Start Provided records

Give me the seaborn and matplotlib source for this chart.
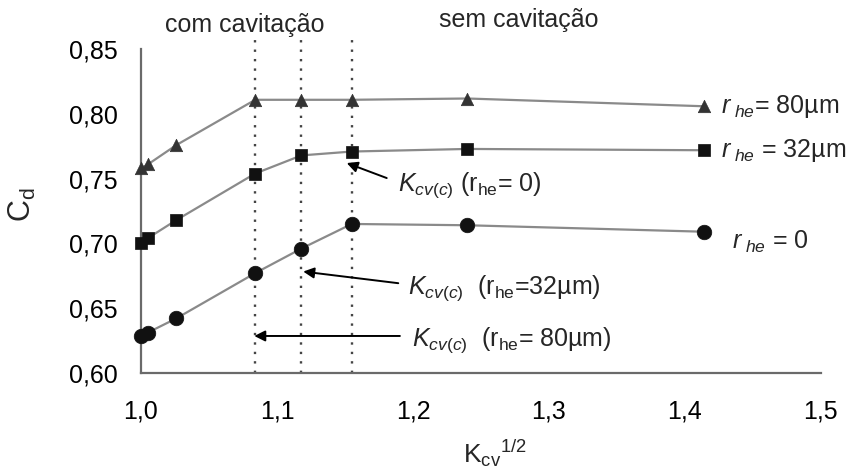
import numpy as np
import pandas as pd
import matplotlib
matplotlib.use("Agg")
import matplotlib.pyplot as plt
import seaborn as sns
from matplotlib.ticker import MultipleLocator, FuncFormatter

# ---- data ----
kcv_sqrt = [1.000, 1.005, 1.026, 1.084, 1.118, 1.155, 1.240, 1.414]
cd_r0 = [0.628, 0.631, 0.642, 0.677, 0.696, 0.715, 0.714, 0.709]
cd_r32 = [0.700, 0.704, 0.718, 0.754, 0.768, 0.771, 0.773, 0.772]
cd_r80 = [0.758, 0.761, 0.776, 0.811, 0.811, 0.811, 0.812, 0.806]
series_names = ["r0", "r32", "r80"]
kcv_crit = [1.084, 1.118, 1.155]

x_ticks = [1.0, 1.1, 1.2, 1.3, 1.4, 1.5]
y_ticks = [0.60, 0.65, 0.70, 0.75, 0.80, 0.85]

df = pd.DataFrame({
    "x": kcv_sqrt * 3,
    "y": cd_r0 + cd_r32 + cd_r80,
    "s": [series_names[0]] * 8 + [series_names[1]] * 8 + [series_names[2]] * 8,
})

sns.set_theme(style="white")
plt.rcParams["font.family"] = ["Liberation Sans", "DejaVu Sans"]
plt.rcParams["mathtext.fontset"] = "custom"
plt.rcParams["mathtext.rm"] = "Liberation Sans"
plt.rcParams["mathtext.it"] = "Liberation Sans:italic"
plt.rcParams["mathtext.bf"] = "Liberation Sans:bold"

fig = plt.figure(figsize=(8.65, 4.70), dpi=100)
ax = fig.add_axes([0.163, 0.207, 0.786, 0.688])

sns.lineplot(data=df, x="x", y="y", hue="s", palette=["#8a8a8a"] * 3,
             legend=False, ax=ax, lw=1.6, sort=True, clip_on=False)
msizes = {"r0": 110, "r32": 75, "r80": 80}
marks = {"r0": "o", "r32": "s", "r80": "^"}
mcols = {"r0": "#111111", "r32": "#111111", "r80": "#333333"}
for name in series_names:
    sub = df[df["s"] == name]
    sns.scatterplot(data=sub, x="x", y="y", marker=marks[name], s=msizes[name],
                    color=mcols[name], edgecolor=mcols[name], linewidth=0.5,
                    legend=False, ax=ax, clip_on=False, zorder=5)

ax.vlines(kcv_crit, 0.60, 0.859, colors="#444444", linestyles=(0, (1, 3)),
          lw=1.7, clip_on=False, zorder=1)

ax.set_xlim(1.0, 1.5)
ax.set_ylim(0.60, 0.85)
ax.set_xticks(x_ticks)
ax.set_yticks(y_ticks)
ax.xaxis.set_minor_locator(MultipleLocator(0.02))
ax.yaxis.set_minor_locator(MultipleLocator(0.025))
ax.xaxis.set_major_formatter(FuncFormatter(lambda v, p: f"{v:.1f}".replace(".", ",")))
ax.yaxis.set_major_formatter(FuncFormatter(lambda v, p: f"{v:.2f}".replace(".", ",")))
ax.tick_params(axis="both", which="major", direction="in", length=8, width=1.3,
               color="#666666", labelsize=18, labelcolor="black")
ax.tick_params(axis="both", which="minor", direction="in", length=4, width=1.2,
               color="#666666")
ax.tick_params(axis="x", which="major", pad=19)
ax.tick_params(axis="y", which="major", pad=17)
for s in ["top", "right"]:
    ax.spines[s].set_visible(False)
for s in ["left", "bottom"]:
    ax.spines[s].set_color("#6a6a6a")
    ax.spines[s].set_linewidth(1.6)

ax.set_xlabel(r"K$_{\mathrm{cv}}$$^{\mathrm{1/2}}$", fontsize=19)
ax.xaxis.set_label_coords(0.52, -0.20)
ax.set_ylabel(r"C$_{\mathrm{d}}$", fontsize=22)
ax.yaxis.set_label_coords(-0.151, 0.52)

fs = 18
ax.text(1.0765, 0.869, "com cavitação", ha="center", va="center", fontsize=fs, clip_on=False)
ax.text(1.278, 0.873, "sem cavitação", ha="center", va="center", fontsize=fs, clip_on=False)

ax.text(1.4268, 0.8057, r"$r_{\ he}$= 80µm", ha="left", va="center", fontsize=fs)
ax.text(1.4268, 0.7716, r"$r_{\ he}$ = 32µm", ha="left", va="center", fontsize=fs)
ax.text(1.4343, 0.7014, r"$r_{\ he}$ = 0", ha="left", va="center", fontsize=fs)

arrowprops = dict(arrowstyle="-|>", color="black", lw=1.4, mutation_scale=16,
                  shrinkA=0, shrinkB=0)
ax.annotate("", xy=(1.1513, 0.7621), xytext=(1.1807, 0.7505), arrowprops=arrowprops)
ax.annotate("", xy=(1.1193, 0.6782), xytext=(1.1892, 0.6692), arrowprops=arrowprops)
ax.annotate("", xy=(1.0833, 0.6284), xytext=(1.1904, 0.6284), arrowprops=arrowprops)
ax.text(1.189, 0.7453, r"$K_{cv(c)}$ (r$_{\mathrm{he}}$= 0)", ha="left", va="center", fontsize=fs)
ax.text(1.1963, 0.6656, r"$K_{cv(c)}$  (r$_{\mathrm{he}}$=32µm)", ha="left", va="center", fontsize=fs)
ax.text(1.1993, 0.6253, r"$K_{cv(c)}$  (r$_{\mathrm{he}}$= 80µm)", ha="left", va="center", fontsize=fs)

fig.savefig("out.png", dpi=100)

End Provided records
Start Provided records

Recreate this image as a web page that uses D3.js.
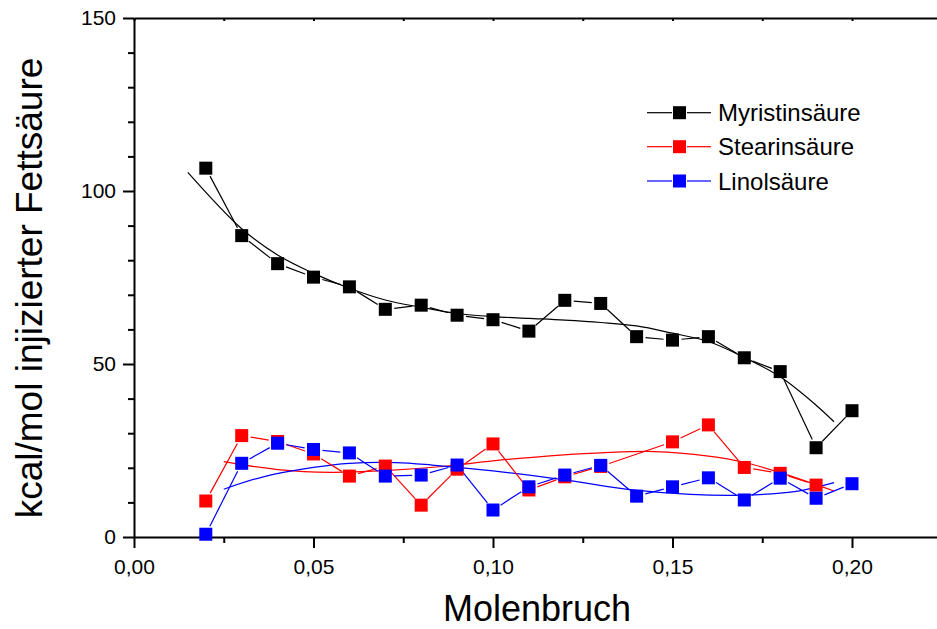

End Provided records
Start Provided records

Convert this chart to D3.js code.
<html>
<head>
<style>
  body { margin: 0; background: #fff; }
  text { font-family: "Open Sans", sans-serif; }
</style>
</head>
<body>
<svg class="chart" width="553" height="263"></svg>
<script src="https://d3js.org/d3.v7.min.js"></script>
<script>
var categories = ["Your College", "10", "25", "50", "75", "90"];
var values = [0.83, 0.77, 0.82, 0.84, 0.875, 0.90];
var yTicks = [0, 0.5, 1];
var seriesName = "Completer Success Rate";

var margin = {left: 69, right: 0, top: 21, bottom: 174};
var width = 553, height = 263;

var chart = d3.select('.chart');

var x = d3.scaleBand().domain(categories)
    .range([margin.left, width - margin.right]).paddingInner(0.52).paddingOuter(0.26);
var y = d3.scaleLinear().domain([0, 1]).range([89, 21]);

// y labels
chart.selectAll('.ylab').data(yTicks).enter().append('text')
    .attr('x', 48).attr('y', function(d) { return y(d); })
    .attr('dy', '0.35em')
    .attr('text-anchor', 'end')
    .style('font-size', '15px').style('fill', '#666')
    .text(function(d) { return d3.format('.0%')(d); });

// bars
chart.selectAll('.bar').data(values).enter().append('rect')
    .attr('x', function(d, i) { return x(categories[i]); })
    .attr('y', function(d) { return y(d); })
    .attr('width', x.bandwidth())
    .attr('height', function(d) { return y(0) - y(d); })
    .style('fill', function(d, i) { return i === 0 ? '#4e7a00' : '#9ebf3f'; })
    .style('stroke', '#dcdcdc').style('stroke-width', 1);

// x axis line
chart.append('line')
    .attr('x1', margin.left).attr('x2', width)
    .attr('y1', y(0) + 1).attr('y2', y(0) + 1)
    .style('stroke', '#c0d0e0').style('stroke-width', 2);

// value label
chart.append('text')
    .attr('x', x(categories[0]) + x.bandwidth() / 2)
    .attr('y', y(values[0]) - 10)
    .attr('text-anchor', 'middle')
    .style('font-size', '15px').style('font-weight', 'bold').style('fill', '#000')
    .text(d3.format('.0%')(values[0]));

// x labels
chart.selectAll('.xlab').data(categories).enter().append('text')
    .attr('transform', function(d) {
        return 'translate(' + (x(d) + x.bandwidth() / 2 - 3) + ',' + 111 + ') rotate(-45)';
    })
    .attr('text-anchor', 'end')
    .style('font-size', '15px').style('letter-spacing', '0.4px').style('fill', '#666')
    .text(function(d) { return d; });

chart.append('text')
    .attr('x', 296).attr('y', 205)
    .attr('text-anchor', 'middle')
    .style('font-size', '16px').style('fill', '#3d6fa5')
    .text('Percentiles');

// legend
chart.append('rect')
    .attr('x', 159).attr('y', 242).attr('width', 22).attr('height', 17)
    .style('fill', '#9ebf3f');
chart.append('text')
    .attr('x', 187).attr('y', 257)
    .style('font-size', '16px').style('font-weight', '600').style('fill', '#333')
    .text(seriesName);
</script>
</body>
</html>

End Provided records

### Task to complete
Exactly as they stand, quote the lines beginning with the one that contains "Give me the" and ending with the one that contains "lw=1.7, clip_on=False, zorder=1)", with no pictures.

### Task response
Give me the seaborn and matplotlib source for this chart.
import numpy as np
import pandas as pd
import matplotlib
matplotlib.use("Agg")
import matplotlib.pyplot as plt
import seaborn as sns
from matplotlib.ticker import MultipleLocator, FuncFormatter

# ---- data ----
kcv_sqrt = [1.000, 1.005, 1.026, 1.084, 1.118, 1.155, 1.240, 1.414]
cd_r0 = [0.628, 0.631, 0.642, 0.677, 0.696, 0.715, 0.714, 0.709]
cd_r32 = [0.700, 0.704, 0.718, 0.754, 0.768, 0.771, 0.773, 0.772]
cd_r80 = [0.758, 0.761, 0.776, 0.811, 0.811, 0.811, 0.812, 0.806]
series_names = ["r0", "r32", "r80"]
kcv_crit = [1.084, 1.118, 1.155]

x_ticks = [1.0, 1.1, 1.2, 1.3, 1.4, 1.5]
y_ticks = [0.60, 0.65, 0.70, 0.75, 0.80, 0.85]

df = pd.DataFrame({
    "x": kcv_sqrt * 3,
    "y": cd_r0 + cd_r32 + cd_r80,
    "s": [series_names[0]] * 8 + [series_names[1]] * 8 + [series_names[2]] * 8,
})

sns.set_theme(style="white")
plt.rcParams["font.family"] = ["Liberation Sans", "DejaVu Sans"]
plt.rcParams["mathtext.fontset"] = "custom"
plt.rcParams["mathtext.rm"] = "Liberation Sans"
plt.rcParams["mathtext.it"] = "Liberation Sans:italic"
plt.rcParams["mathtext.bf"] = "Liberation Sans:bold"

fig = plt.figure(figsize=(8.65, 4.70), dpi=100)
ax = fig.add_axes([0.163, 0.207, 0.786, 0.688])

sns.lineplot(data=df, x="x", y="y", hue="s", palette=["#8a8a8a"] * 3,
             legend=False, ax=ax, lw=1.6, sort=True, clip_on=False)
msizes = {"r0": 110, "r32": 75, "r80": 80}
marks = {"r0": "o", "r32": "s", "r80": "^"}
mcols = {"r0": "#111111", "r32": "#111111", "r80": "#333333"}
for name in series_names:
    sub = df[df["s"] == name]
    sns.scatterplot(data=sub, x="x", y="y", marker=marks[name], s=msizes[name],
                    color=mcols[name], edgecolor=mcols[name], linewidth=0.5,
                    legend=False, ax=ax, clip_on=False, zorder=5)

ax.vlines(kcv_crit, 0.60, 0.859, colors="#444444", linestyles=(0, (1, 3)),
          lw=1.7, clip_on=False, zorder=1)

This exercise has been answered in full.